I found a statement in a book that I don't understand, it suggests that the number of DAGs on N nodes can be bounded from below by $$\prod \limits^N_{n=1} 2^{n-1} = 2^{N(N-1)/2}$$ My way of thinking is, if we have a DAG it should have maximum of N-1 edges. So $2^{N-1}$ should be the number of different subsets of N-1 edges (so it already includes all DAGs with N-2, N-3 edges).
However formula suggest that we still have to multiply this number by number of DAGs that has less edges than N-1, which I can't understand, since we already have all the N-2, N-3 subsets included in $2^{N-1}$.
Actually, a DAG with $N$ nodes can easily have more than $N-1$ edges: for example, let the nodes be $A,B,C$ and edges $A\rightarrow B, B\rightarrow C, A\rightarrow C$.

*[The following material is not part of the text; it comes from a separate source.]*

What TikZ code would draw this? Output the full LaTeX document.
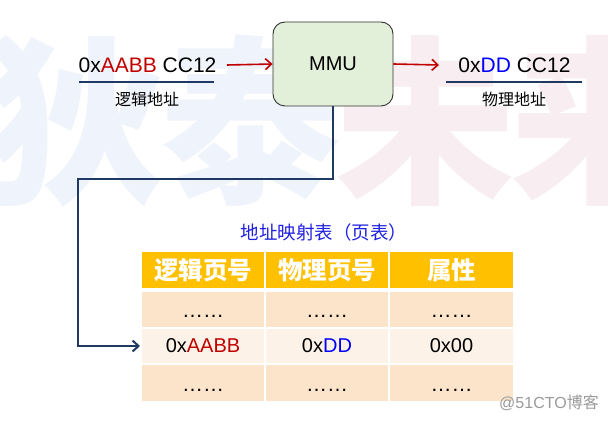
\documentclass[tikz,border=0pt]{standalone}
\usepackage{fontspec}
\setmainfont{Liberation Sans}
\newfontfamily\cjk{Noto Sans CJK SC}
\usetikzlibrary{arrows.meta}
\definecolor{navy}{HTML}{1F3864}
\definecolor{dred}{HTML}{C00000}
\definecolor{mblue}{HTML}{0000FF}
\definecolor{tblue}{HTML}{2020E0}
\definecolor{mmufill}{HTML}{E2EFD9}
\definecolor{hdr}{HTML}{FFC000}
\definecolor{rowa}{HTML}{FCE4CA}
\definecolor{rowb}{HTML}{FDF2E7}
\definecolor{wmb}{HTML}{EFF3FB}
\definecolor{wmp}{HTML}{F8EEF1}
\definecolor{wmgray}{HTML}{9A9A9A}
\begin{document}
\begin{tikzpicture}[x=1pt,y=-1pt,
  wm/.style={inner sep=0pt,font=\cjk\bfseries\fontsize{180}{180}\selectfont},
  lat/.style={inner sep=0pt,font=\fontsize{21}{24}\selectfont},
  caption/.style={inner sep=0pt,font=\cjk\fontsize{16}{18}\selectfont},
  uline/.style={navy,line width=2pt},
  redarr/.style={dred,line width=1.6pt,-{Straight Barb[length=6pt,width=11pt]}},
  navarr/.style={navy,line width=2pt,-{Straight Barb[length=6pt,width=11pt]}},
  mmubox/.style={draw=black!80,line width=0.9pt,fill=mmufill,rounded corners=12pt,
     minimum width=120pt,minimum height=84pt,inner sep=0pt,font=\fontsize{20}{24}\selectfont},
  cell/.style={draw=white,line width=2pt,inner sep=0pt,minimum width=#1,anchor=center},
  hcell/.style={cell=#1,fill=hdr,minimum height=38pt,text=white,font=\cjk\bfseries\fontsize{24.5}{27}\selectfont},
  rcell/.style={cell=#1,minimum height=37pt,font=\fontsize{20}{24}\selectfont},
  ctext/.style={inner sep=0pt,font=\fontsize{21}{24}\selectfont,anchor=base}
]
\useasboundingbox (0,0) rectangle (608,422);
\fill[white] (0,0) rectangle (608,422);
% watermark
\node[wm,text=wmb] (w1) at (75,121) {狄};
\node[wm,text=wmb] (w2) at (250,121) {泰};
\node[wm,text=wmp] (w3) at (425,121) {未};
\node[wm,text=wmp] (w4) at (600,121) {来};
% MMU
\node[mmubox] (mmu) at (333,64) {\raisebox{-2pt}{MMU}};
% logical address
\node[lat] (la) at (147.5,65) {0x\textcolor{dred}{AABB} CC12};
\coordinate (laL) at (79,82);
\coordinate (laR) at (214,82);
\draw[uline] (laL) -- (laR);
\node[caption] (lac) at (147,99) {逻辑地址};
\coordinate (a1) at (227,65);
\draw[redarr] (a1) -- (mmu.west);
% physical address
\node[lat] (pa) at (514.5,65) {0x\textcolor{mblue}{DD} CC12};
\coordinate (paL) at (446,82);
\coordinate (paR) at (582,82);
\draw[uline] (paL) -- (paR);
\node[caption] (pac) at (514,99) {物理地址};
\coordinate (a2) at (439,65);
\draw[redarr] (mmu.east) -- (a2);
% table title
\node[inner sep=0pt,text=tblue,font=\cjk\fontsize{18.5}{21}\selectfont] (title) at (324,232) {地址映射表（页表）};
% table
\node[hcell=124pt] (h1) at (203,270) {逻辑页号};
\node[hcell=124pt] (h2) at (327,270) {物理页号};
\node[hcell=125pt] (h3) at (451.5,270) {属性};
\node[rcell=124pt,fill=rowa] (r1a) at (203,309.5) {};
\node[rcell=124pt,fill=rowa] (r1b) at (327,309.5) {};
\node[rcell=125pt,fill=rowa] (r1c) at (451.5,309.5) {};
\node[rcell=124pt,fill=rowb,minimum height=36pt] (r2a) at (203,346) {0x\textcolor{dred}{AABB}};
\node[rcell=124pt,fill=rowb,minimum height=36pt] (r2b) at (327,346) {0x\textcolor{mblue}{DD}};
\node[rcell=125pt,fill=rowb,minimum height=36pt] (r2c) at (451.5,346) {0x00};
\node[rcell=124pt,fill=rowa,minimum height=38pt] (r3a) at (203,383) {};
\node[rcell=124pt,fill=rowa,minimum height=38pt] (r3b) at (327,383) {};
\node[rcell=125pt,fill=rowa,minimum height=38pt] (r3c) at (451.5,383) {};
\node[ctext] (d1a) at (203,317) {……};
\node[ctext] (d1b) at (327,317) {……};
\node[ctext] (d1c) at (451.5,317) {……};
\node[ctext] (d3a) at (203,391) {……};
\node[ctext] (d3b) at (327,391) {……};
\node[ctext] (d3c) at (451.5,391) {……};
% connector MMU -> table
\coordinate (c1) at (78,179);
\draw[navarr] (mmu.south) |- (c1) |- (r2a.west);
% credit
\node[inner sep=0pt,text=wmgray,font=\fontsize{16}{18}\selectfont] (cr) at (549,403) {@51CTO{\cjk 博客}};
\end{tikzpicture}
\end{document}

Fix an ordering of the nodes. Consider only DAGs such that all edges are directed so that that a parent precedes its child in the ordering. Now, the $n$th node has $n-1$ possible parents, thus the edges from nodes $(1,\ldots,n-1)$ can be picked in $2^{n-1}$ ways. The ordering ensures that there will be no cycles, and thus the parents of each node can be selected independently, and the total number of DAGs consistent with the ordering is the product \begin{equation} \prod_{n=1}^N 2^{n-1}. \end{equation}
However, there exist also DAGs that are not consistent with the selected ordering, and thus this number is only a lower bound for the total number of DAGs.